In the December 2012 edition of the AHA’s newsletter Perspectives, Patricia Limerick, the new Vice President of the Teaching Division, announced a new Association project, “Tipping Points for Teaching.” The project, as described by Limerick, has two main goals: to (a) gather and curate teaching tips from AHA members that can then be disseminated via a web interface, and (b) to somehow use these examples of teaching to help persuade “voters and public officials to recognize the value of face-to-face education…”
I will admit that there might be some benefit that accrues from collecting and disseminating exemplary teaching exercises that members might contribute to the website. But on the whole, I think this whole effort is a terrible idea.

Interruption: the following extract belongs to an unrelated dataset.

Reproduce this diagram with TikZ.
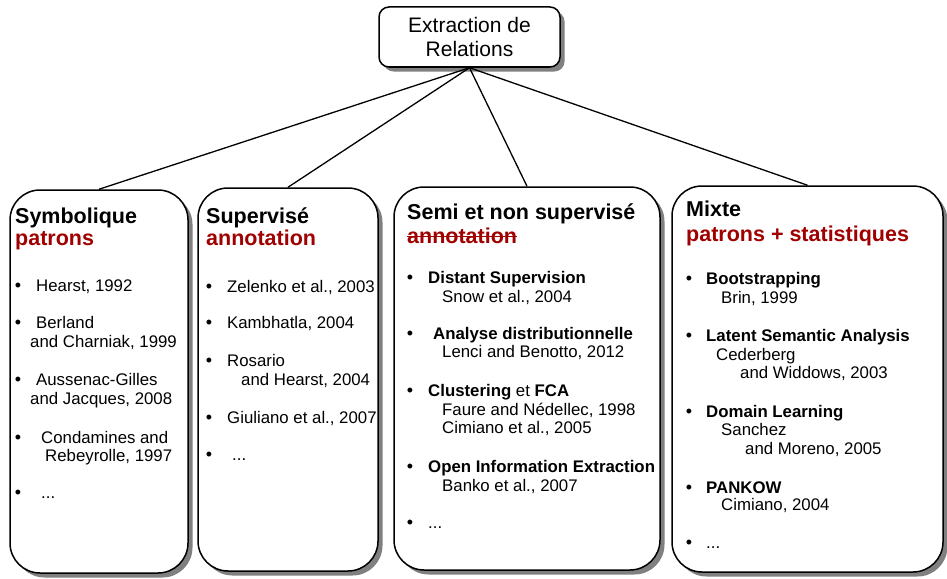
\documentclass[tikz,border=0pt]{standalone}
\usepackage{fontspec}
\setmainfont{Liberation Sans}
\usetikzlibrary{shadows,calc}
\definecolor{hdrred}{RGB}{160,0,0}
\tikzset{
  panel/.style={draw=black, line width=1.5pt, fill=white, rounded corners=30pt,
    drop shadow={shadow xshift=4.5pt, shadow yshift=-4.5pt, fill=black!50, opacity=1},
    inner sep=0pt},
  rootbox/.style={draw=black, line width=1.5pt, fill=white, rounded corners=10pt,
    drop shadow={shadow xshift=4.5pt, shadow yshift=-4.5pt, fill=black!50, opacity=1},
    minimum width=181pt, minimum height=60pt, align=center,
    font=\fontsize{21}{24}\selectfont},
  link/.style={draw=black, line width=1.3pt},
  hdr/.style={anchor=base west, inner sep=0pt, font=\fontsize{21.5}{24}\selectfont\bfseries},
  sub/.style={hdr, text=hdrred},
  txt/.style={anchor=base west, inner sep=0pt, font=\fontsize{16.8}{19}\selectfont},
  btxt/.style={txt, font=\fontsize{16.8}{19}\selectfont\bfseries},
  dot/.style={anchor=base, inner sep=0pt, font=\fontsize{18}{19}\selectfont}
}
\begin{document}
\begin{tikzpicture}[x=1pt,y=-1pt]
\useasboundingbox (0,0) rectangle (947,578);

% root and the four panels
\node[rootbox] (root) at (469.5,37) {Extraction de\\Relations};
\node[panel, minimum width=178pt, minimum height=383pt] (b1) at (99,381.5) {};
\node[panel, minimum width=180pt, minimum height=383pt] (b2) at (288,379.5) {};
\node[panel, minimum width=266pt, minimum height=383pt] (b3) at (527,378.5) {};
\node[panel, minimum width=271pt, minimum height=386pt] (b4) at (807.5,379) {};

\draw[link] (root.south) -- (b1.north);
\draw[link] (root.south) -- (b2.north);
\draw[link] (root.south) -- (b3.north);
\draw[link] (root.south) -- (b4.north);

% panel 1: Symbolique
\node[hdr] (h1) at (15,223) {Symbolique};
\node[sub] (s1) at (15,245) {patrons};
\node[dot] (d11) at (18,291) {•};
\node[txt] (t11) at (36,291) {Hearst, 1992};
\node[dot] (d12) at (18,328) {•};
\node[txt] (t12) at (36,328) {Berland};
\node[txt] (t12b) at (30,347) {and Charniak, 1999};
\node[dot] (d13) at (18,385) {•};
\node[txt] (t13) at (36,385) {Aussenac-Gilles};
\node[txt] (t13b) at (30,404) {and Jacques, 2008};
\node[dot] (d14) at (18,443) {•};
\node[txt] (t14) at (41,443) {Condamines and};
\node[txt] (t14b) at (45,461) {Rebeyrolle, 1997};
\node[dot] (d15) at (18,498) {•};
\node[txt] (t15) at (41,498) {...};

% panel 2: Supervisé
\node[hdr] (h2) at (206,223) {Supervisé};
\node[sub] (s2) at (206,245) {annotation};
\node[dot] (d21) at (209,292) {•};
\node[txt] (t21) at (227,292) {Zelenko et al., 2003};
\node[dot] (d22) at (209,328) {•};
\node[txt] (t22) at (227,328) {Kambhatla, 2004};
\node[dot] (d23) at (209,366) {•};
\node[txt] (t23) at (227,366) {Rosario};
\node[txt] (t23b) at (241,385) {and Hearst, 2004};
\node[dot] (d24) at (209,423) {•};
\node[txt] (t24) at (227,423) {Giuliano et al., 2007};
\node[dot] (d25) at (209,460) {•};
\node[txt] (t25) at (232,460) {...};

% panel 3: Semi et non supervisé
\node[hdr] (h3) at (407,219) {Semi et non supervisé};
\node[sub] (s3) at (407,243) {annotation};
\draw[hdrred, line width=1.3pt] ($(s3.base west)+(0,-6.5)$) -- ($(s3.base east)+(0,-6.5)$);
\node[dot] (d31) at (410,283) {•};
\node[btxt] (t31) at (428,283) {Distant Supervision};
\node[txt] (t31b) at (442,302) {Snow et al., 2004};
\node[dot] (d32) at (410,339) {•};
\node[btxt] (t32) at (433,339) {Analyse distributionnelle};
\node[txt] (t32b) at (442,357) {Lenci and Benotto, 2012};
\node[dot] (d33) at (410,396) {•};
\node[txt] (t33) at (428,396) {\textbf{Clustering} et \textbf{FCA}};
\node[txt] (t33b) at (442,415) {Faure and Nédellec, 1998};
\node[txt] (t33c) at (442,433) {Cimiano et al., 2005};
\node[dot] (d34) at (410,472) {•};
\node[btxt] (t34) at (428,472) {Open Information Extraction};
\node[txt] (t34b) at (442,491) {Banko et al., 2007};
\node[dot] (d35) at (410,528) {•};
\node[txt] (t35) at (428,528) {...};

% panel 4: Mixte
\node[hdr] (h4) at (686,216) {Mixte};
\node[sub] (s4) at (686,241) {patrons + statistiques};
\node[dot] (d41) at (689,284) {•};
\node[btxt] (t41) at (706,284) {Bootstrapping};
\node[txt] (t41b) at (721,303) {Brin, 1999};
\node[dot] (d42) at (689,341) {•};
\node[btxt] (t42) at (706,341) {Latent Semantic Analysis};
\node[txt] (t42b) at (716,360) {Cederberg};
\node[txt] (t42c) at (740,378) {and Widdows, 2003};
\node[dot] (d43) at (689,417) {•};
\node[btxt] (t43) at (706,417) {Domain Learning};
\node[txt] (t43b) at (721,435) {Sanchez};
\node[txt] (t43c) at (745,454) {and Moreno, 2005};
\node[dot] (d44) at (689,493) {•};
\node[btxt] (t44) at (706,493) {PANKOW};
\node[txt] (t44b) at (721,510) {Cimiano, 2004};
\node[dot] (d45) at (689,548) {•};
\node[txt] (t45) at (706,548) {...};
\end{tikzpicture}
\end{document}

Because calling something a terrible idea is a pretty blunt statement, I want to be very specific as to the reasons for my criticism.
The AHA is the largest and most important organization representing historians in the United States, so any AHA project signals to not only members, but to the historical profession, and the general public what the Association considers to be important work. The message of this project, at least as it is described in Perspectives, is that teaching about the past can best be improved by gathering and disseminating “tips.” Such a stance devalues teaching as an intellectual enterprise, reducing it instead to a cluster of skills that can be learned through imitation, and worse, essentially ignores two decades of research in the scholarship of teaching and learning in history – an effort that the Association has fairly consistently supported throughout those two decades.
As described, “Tipping Points in Teaching” makes no mention of the pioneering work on teaching and learning history of American scholars such as Sam Wineberg, David Pace, Leah Shopkow, Lendol Calder, Robert Bain, Keith Erekson, and Laura Westhoff, or of our colleagues in the UK, Paul Hyland, Sarah Richardson, and Alan Booth, or of Stéphane Lévesque and Peter Seixas in Canada, or of Sean Brawley in Australia. Nor does the site’s workflow diagram offer any hope that the work of these scholars will have any place in the website. In other words, those AHA members coming to this website will have no way of accessing the most important research on the subject they are interested in.
Imagine if the AHA announced a new project focused on the analysis of an important historical topic and invited members to contribute their best public lectures on this topic in lieu of essays that cited evidence to support the author’s conclusions. There would be howls from across the country that these lectures offered nothing of substance – artful presentations, perhaps, but no substance. But because the subject of this project is teaching it is somehow okay to resort to collecting “tips”?
A second problem with this idea has to do with the goal of promoting the benefits of face-to-face teaching. If the Association’s goal is to somehow stave off what I’ve termed the Online Course Tsnami, a website offering visitors a database of exemplary teaching exercises is about the worst way I can imagine going about this defense of face-to-face instruction. I’m sorry, but a database of inspiring teaching tips is going to convince exactly no one that face-to-face instruction is too wonderful to be replaced by online delivery systems.
No amount of assurance by otherwise excellent teachers that their students really “got it” in class is going to convince skeptics that face-to-face instruction is better than online instruction. The case for face-to-face instruction needs to be made with data derived from research, or not made at all. Data driven research on learning outcomes is what will make the case, and nothing less.
If the Association’s intention really is to put its weight behind a defense of face-to-face instruction, then the funds the Association plans to spend on the Tipping Points project would be much better spent sponsoring serious research that has the potential to demonstrate how learning outcomes differ in face-to-face and online educational environments. Or, failing that, the AHA should use its resources to help a team of scholars secure grant funding to conduct these sorts of studies.
Finally, the way this project has been described in Perspectives betrays a fundamental misunderstanding of how the Internet works. Once upon a time it was the case that it made sense to have people submit content, curate it, then post it online. But the advent of Web 2.0 changed all that. Now the crowd curates the content, votes it up and down according to popularity and usability, and the staff that once would have done the curation is there to resolve disputes, monitor for abuse, and promote the project.
Back in 2008 the Association proposed something similar with respect to historical websites. That project was never realized. As planned now, this teaching project will be hugely staff intensive and if it does result in a flood of contributions, will at worst collapse under its own weight, or at best will simply become too large to keep up to date.
Given all these problems, I hope the Teaching Division reconsiders this plan. I would hate to see the scarce resources of the Division used on a project that really has little hope of success.